In other words, the construction of genuine democracy is a direct extension of the dynamic that produced law and administration. Designers of good constitutions understand the process by which each institutional sphere -- representation, law, and administration -- continuously and reciprocally regulates procedural norms in each of the other spheres. Knowledge of these mechanics of democracy allows a country and its people to translate idealistic values into concrete results. Rulers and politicians won’t behave well until these principles are embedded in the institutional structure. This is the scientific precondition for “keeping the bastards honest” (as the popular old saying goes).

The message of Max Weber, then, is that no country ever summoned workable inclusive political institutions out of thin air. The prerequisite is a particular universal type and level of rule of law. Markets can operate without rules, but their very existence is the pressure that gives rise to effective rational law. Therefore, we find the sequence: 

…. markets>to>law>to>administration>to>democracy ….
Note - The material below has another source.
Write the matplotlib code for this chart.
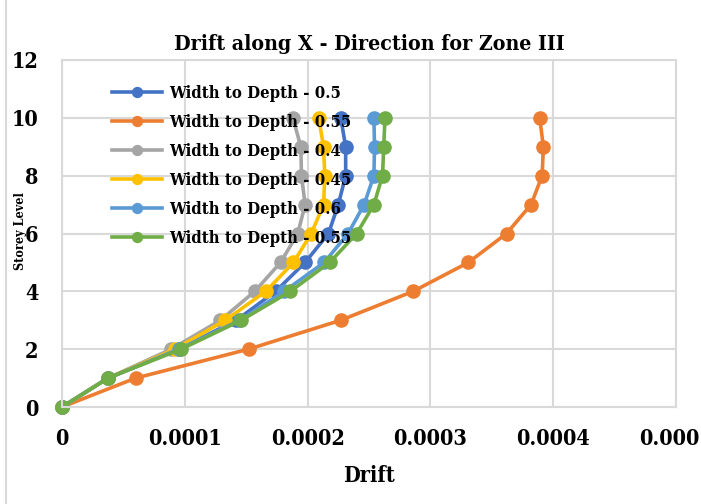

The sequence is not rigid; there are combinations, different starting points. Yet the principle remains. Attempts to circumvent the sequence tend to end in trouble. Attempts to reverse the sequence by putting democracy before law are certain to produce disaster. Get the sequence wrong and you will be throwing the poor baby out with the bathwater. Nothing in the crop of important books on development published since 2009 shakes my confidence in that sequence or my optimism about achieving it by realistic and peaceful means.

In his critical review of WNF, Fukuyama said:
"There is in fact a lot of reason to think that expansion of the franchise in a very poor country may actually hurt state performance because it opens the way to clientelism and various forms of corruption."

Like Fukuyama, my first reaction to WNF was that although it was not sophisticated institutional analysis it was at least pressing the right buttons. Yes indeed, institutions matter. I reacted favorably in the comments section @EconTalk after Acemoglu’s podcast. In this post I’ve gone rather further than Fukuyama in arguing that the conceptual weaknesses of Why Nations Fail may leave students of development with a fundamental misunderstanding of institutions and development. Over-simplification is one thing; error is another.